Launched last year to coincide with the 400th anniversary of the arrival of African slaves on America's shores, the New York Times 1619 Project would place the consequences of slavery and the contributions of African-Americans at the centre of US history.
Senator Cotton wants to withhold federal tax money from an elementary and secondary school curriculum promoted by the project.
Criticism of Senator Cotton's remarks was swift.
"If chattel slavery — heritable, generational, permanent, race-based slavery where it was legal to rape, torture, and sell human beings for profit — were a 'necessary evil' as @TomCottonAR says, it's hard to imagine what cannot be justified if it is a means to an end," tweeted Nikole Hannah-Jones, a Pulitzer Prize-winning journalist who launched the 1619 Project.
Robert Reich, who was US Labor secretary under former President Bill Clinton, sought to tie Senator Cotton's remarks to the 2020 election battle for control of the Senate.
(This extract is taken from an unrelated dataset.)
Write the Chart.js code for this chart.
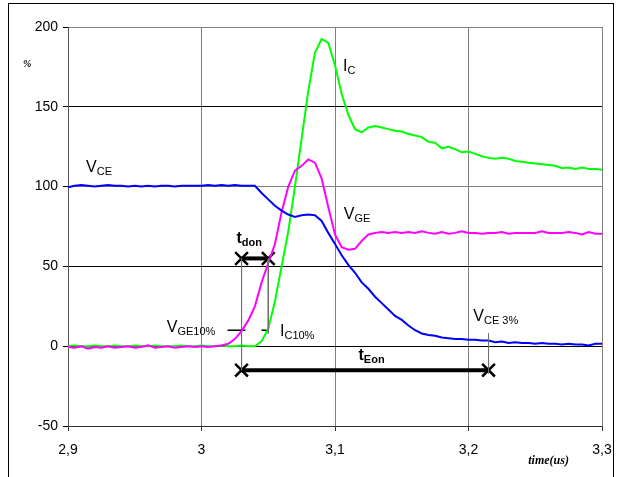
<!DOCTYPE html>
<html>
<head>
<meta charset="utf-8">
<script src="https://cdn.jsdelivr.net/npm/chart.js@4/dist/chart.umd.min.js"></script>
<style>
  html, body { margin: 0; padding: 0; background: #fff; }
  #wrap { position: relative; width: 623px; height: 477px; overflow: hidden; }
  #frame { position: absolute; left: 8px; top: 3px; width: 604px; height: 500px; border: 1px solid #000; pointer-events: none; }
</style>
</head>
<body>
<div id="wrap">
  <canvas id="switchChart" width="623" height="477"></canvas>
  <div id="frame"></div>
</div>
<script>
// time grid, us
const timeValues = [
  2.900, 2.905, 2.910, 2.915, 2.920, 2.925, 2.930, 2.935, 2.940, 2.945,
  2.950, 2.955, 2.960, 2.965, 2.970, 2.975, 2.980, 2.985, 2.990, 2.995,
  3.000, 3.005, 3.010, 3.015, 3.020, 3.025, 3.030, 3.035, 3.040, 3.045,
  3.050, 3.055, 3.060, 3.065, 3.070, 3.075, 3.080, 3.085, 3.090, 3.095,
  3.100, 3.105, 3.110, 3.115, 3.120, 3.125, 3.130, 3.135, 3.140, 3.145,
  3.150, 3.155, 3.160, 3.165, 3.170, 3.175, 3.180, 3.185, 3.190, 3.195,
  3.200, 3.205, 3.210, 3.215, 3.220, 3.225, 3.230, 3.235, 3.240, 3.245,
  3.250, 3.255, 3.260, 3.265, 3.270, 3.275, 3.280, 3.285, 3.290, 3.295,
  3.300,
]

const vceValues = [
  99.5, 100.5, 101, 100.5, 100, 100.5, 101, 100.5, 100.5, 100,
  100.5, 100, 100.5, 100, 100.5, 100.5, 100, 100.5, 100.5, 100.5,
  100.5, 101, 100.5, 101, 100.5, 101, 100.5, 100.5, 100.5, 96,
  92, 88, 85, 82.5, 81, 82, 82.5, 82, 78.5, 71,
  64, 57, 51, 46, 40, 36, 31, 27, 23, 19,
  16.5, 13, 10, 8, 7, 6.5, 5.5, 5, 4.5, 4.5,
  4, 4, 3.5, 3.5, 2.5, 3, 2, 2.5, 2, 2,
  1.5, 2, 1.5, 1.5, 1, 1.5, 1, 1, 0.5, 1.5,
  1.5,
]

const vgeValues = [
  -0.5, -1, 0, -1.5, -0.5, -1, 0, -1, -0.5, 0,
  -1, -0.5, 0.5, -1, -0.5, 0, -1, -0.5, 0, -0.5,
  0, -0.5, 0, 0.5, 1.5, 4.5, 9.5, 16, 25, 40,
  52, 64, 84, 100, 110, 113, 117, 115, 105, 87,
  70, 62, 60.5, 61, 66, 70, 71, 71.5, 71, 71.5,
  71, 71.5, 71, 72, 71, 70.5, 71.5, 70.5, 71, 72,
  71, 71, 70.5, 71, 71, 71.5, 70.5, 71, 71, 71,
  71, 72, 71, 71, 71, 71.5, 71, 70, 71.5, 70.5,
  70.5,
]

const icValues = [
  0, 0.5, 0, 0, 0.5, 0, 0, 0.5, 0, 0,
  0.5, 0, 0, 0.5, 0, 0, 0, 0.5, 0, 0,
  0.5, 0, 0, 0.5, 0, 0, 0.5, 0, 0, 3,
  11, 28, 50, 72, 100, 130, 160, 184, 192.5, 190,
  176, 158, 145, 136, 134, 137, 138, 137, 136, 135,
  134.5, 133, 132, 131, 128, 127.5, 124, 125, 123.5, 121.5,
  122, 120.5, 119, 118, 117.5, 118, 117.5, 116, 115.5, 115,
  114.5, 114, 113.5, 113, 111.5, 112, 111, 112, 111, 111,
  110.5,
]

const xTickValues = [2.9, 3.0, 3.1, 3.2, 3.3]
const xTickLabels = ['2,9', '3', '3,1', '3,2', '3,3']

// switching-time markers
const tdonPoints = [{ x: 3.03, y: 55 }, { x: 3.05, y: 55 }]
const teonPoints = [{ x: 3.03, y: -15 }, { x: 3.215, y: -15 }]
const guideStart = [{ x: 3.03, y: 55 }, { x: 3.03, y: -15 }]
const guideIc = [{ x: 3.05, y: 55 }, { x: 3.05, y: 8 }]
const guideVce = [{ x: 3.215, y: 8 }, { x: 3.215, y: -17 }]
const tenPercentLine = [{ x: 3.0195, y: 10 }, { x: 3.0502, y: 10 }]

const curveNotes = [
  { main: 'V', sub: 'CE', x: 2.9135, y: 109.4 },
  { main: 'I', sub: 'C', x: 3.106, y: 172.5 },
  { main: 'V', sub: 'GE', x: 3.1066, y: 79.4 },
  { main: 'V', sub: 'GE10%', x: 2.974, y: 8.75 },
  { main: 'I', sub: 'C10%', x: 3.0588, y: 6.25 },
  { main: 'V', sub: 'CE 3%', x: 3.2036, y: 15.6 },
  { main: 't', sub: 'don', x: 3.0262, y: 64.4, bold: true },
  { main: 't', sub: 'Eon', x: 3.1176, y: -8.75, bold: true },
]

const sansFont = '"Liberation Sans", Arial, sans-serif'
const serifFont = '"Liberation Serif", "Times New Roman", serif'

const pairUp = (values) => timeValues.map((t, i) => ({ x: t, y: values[i] }))

const curveLabels = {
  id: 'curveLabels',
  afterDatasetsDraw(chart) {
    const { ctx, chartArea } = chart
    const xs = chart.scales.x
    const ys = chart.scales.y
    ctx.save()
    ctx.fillStyle = '#000'
    ctx.textBaseline = 'alphabetic'
    ctx.textAlign = 'left'
    curveNotes.forEach((n) => {
      const weight = n.bold ? 'bold ' : ''
      let px = xs.getPixelForValue(n.x)
      const py = ys.getPixelForValue(n.y)
      ctx.font = `${weight}16px ${sansFont}`
      ctx.fillText(n.main, px, py)
      px += ctx.measureText(n.main).width
      ctx.font = `${weight}11px ${sansFont}`
      ctx.fillText(n.sub, px, py + 3)
    })
    // axis captions
    ctx.font = `italic bold 10px ${serifFont}`
    ctx.fillText('%', chartArea.left - 45, ys.getPixelForValue(175))
    ctx.font = `italic bold 12px ${serifFont}`
    ctx.textAlign = 'center'
    ctx.fillText('time(us)', xs.getPixelForValue(3.26), chartArea.bottom + 38)
    ctx.restore()
  },
}

const markerSet = (points, width) => ({
  data: points,
  borderColor: '#000',
  borderWidth: width,
  pointStyle: 'crossRot',
  pointRadius: 9,
  pointBorderWidth: 2.5,
  pointBorderColor: '#000',
})

const guideSet = (points) => ({
  data: points,
  borderColor: '#707070',
  borderWidth: 1,
  pointRadius: 0,
})

new Chart(document.getElementById('switchChart'), {
  type: 'line',
  data: {
    datasets: [
      guideSet(guideStart),
      guideSet(guideIc),
      guideSet(guideVce),
      { data: pairUp(vceValues), borderColor: '#0000ff', borderWidth: 2, pointRadius: 0 },
      { data: pairUp(vgeValues), borderColor: '#ff00ff', borderWidth: 2, pointRadius: 0 },
      { data: pairUp(icValues), borderColor: '#00ff00', borderWidth: 2, pointRadius: 0 },
      {
        data: tenPercentLine,
        borderColor: '#000',
        borderWidth: 1.5,
        borderDash: [18, 16, 9, 40],
        pointRadius: 0,
      },
      markerSet(tdonPoints, 4),
      markerSet(teonPoints, 4),
    ],
  },
  options: {
    responsive: false,
    animation: false,
    events: [],
    layout: { padding: { top: 27, right: 21, left: 0, bottom: 0 } },
    plugins: {
      legend: { display: false },
      tooltip: { enabled: false },
    },
    scales: {
      x: {
        type: 'linear',
        min: 2.9,
        max: 3.3,
        afterFit(scale) { scale.height = 51 },
        afterBuildTicks(scale) { scale.ticks = xTickValues.map((v) => ({ value: v })) },
        grid: { color: '#808080', lineWidth: 1, tickLength: 5, tickColor: '#333' },
        border: { color: '#333', width: 1 },
        ticks: {
          color: '#000',
          padding: 11,
          maxRotation: 0,
          font: { family: sansFont, size: 14 },
          callback: (value, index) => xTickLabels[index],
        },
      },
      y: {
        min: -50,
        max: 200,
        afterFit(scale) { scale.width = 68 },
        grid: {
          color: (c) => ([150, 50, 0].includes(c.tick.value) ? '#000' : '#808080'),
          lineWidth: 1,
          tickLength: 5,
          tickColor: '#000',
        },
        border: { color: '#555', width: 1 },
        ticks: {
          stepSize: 50,
          color: '#000',
          padding: 5,
          font: { family: sansFont, size: 14 },
        },
      },
    },
  },
  plugins: [curveLabels],
})
</script>
</body>
</html>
"This, my friends, is today's GOP. Make sure they lose control of the Senate on 3 November. In fact, make sure they lose control of everything. They've lost the right to govern," Mr Reich said on Twitter.
But the Arkansas Republican, who is running for reelection this year, dismissed news coverage that he had described slavery as a necessary evil.
"This is the definition of fake news," Senator Cotton wrote on Twitter. "I said that *the Founders viewed slavery as a necessary evil*."
In response, Ms Hannah-Jones tweeted: "You said, quote: 'As the Founding Fathers said, it was the necessary evil upon which the union was built.' That 'as' denotes agreement."
The New York Times came under criticism earlier this year for publishing a column by Senator Cotton urging the federal government to use the military to put down street protests over police violence and racial injustice that led to the opinion editor's resignation.